Pitch has an old English etymology, but in modern English, it has a number of meanings. These meanings include measuring sound, putting up a tent, to throw something and a place where sport is played. Several of these can be applied to “fever pitch.” As the exact origin of the term is unknown, most ideas concerning it are pure conjecture. There are, however, several indicators and hints of possible origins.

It is unknown when the two words were first collocated. Possible explanations include ‘throwing a fit’ morphing into “fever pitch” via ‘pitch a fit,’ using the throwing definition of the word. Other explanations concern writhing on the ground and are akin to a ‘fever on the pitch.’ The sound origin of pitch has led some to propose that a person gave out a ‘fevered pitch of agony’ when in pain.

The term, “fever pitch” is regularly included in newspaper headlines. It refers to excitement about a subject or the build up to an event. It is used with events such as the Super Bowl in American football, a meeting between two rivals and also for music events. It is also used to describe feverish gossip about certain celebrities.


“Fever Pitch” is the name of Nick Hornby’s debut novel in 1992. The book is about the author’s soccer experiences in the 1980s as a supporter of Arsenal Football Club. The title neatly combines the idea of ‘football fever’ as a passion of soccer in Britain and the soccer pitches where the game is played. In 1997, the book was turned into a movie starring Colin Firth.

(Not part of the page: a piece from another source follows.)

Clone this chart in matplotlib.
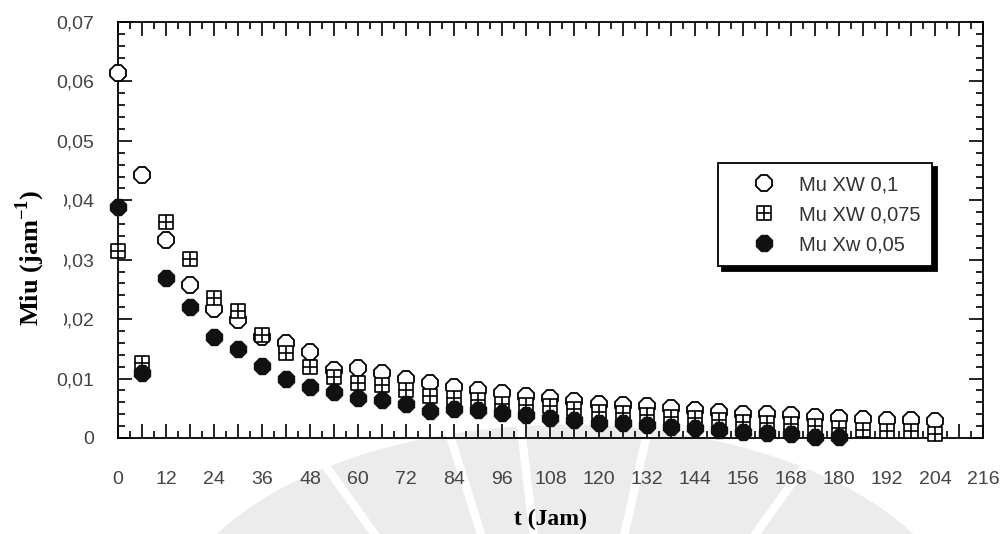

In 2004, the Farrelly brothers took the premise of the movie adaptation and created their own movie called “Fever Pitch.” Soccer was replaced with baseball and London was replaced with Boston. The lead roles were played by Drew Barrymore and Jimmy Fallon. The subject matter put a neat twist on the word "pitch" by having it relate to a baseball pitch, but the storyline had to be continuously re-written as the Boston Red Sox outperformed expectations and went on to win the championship.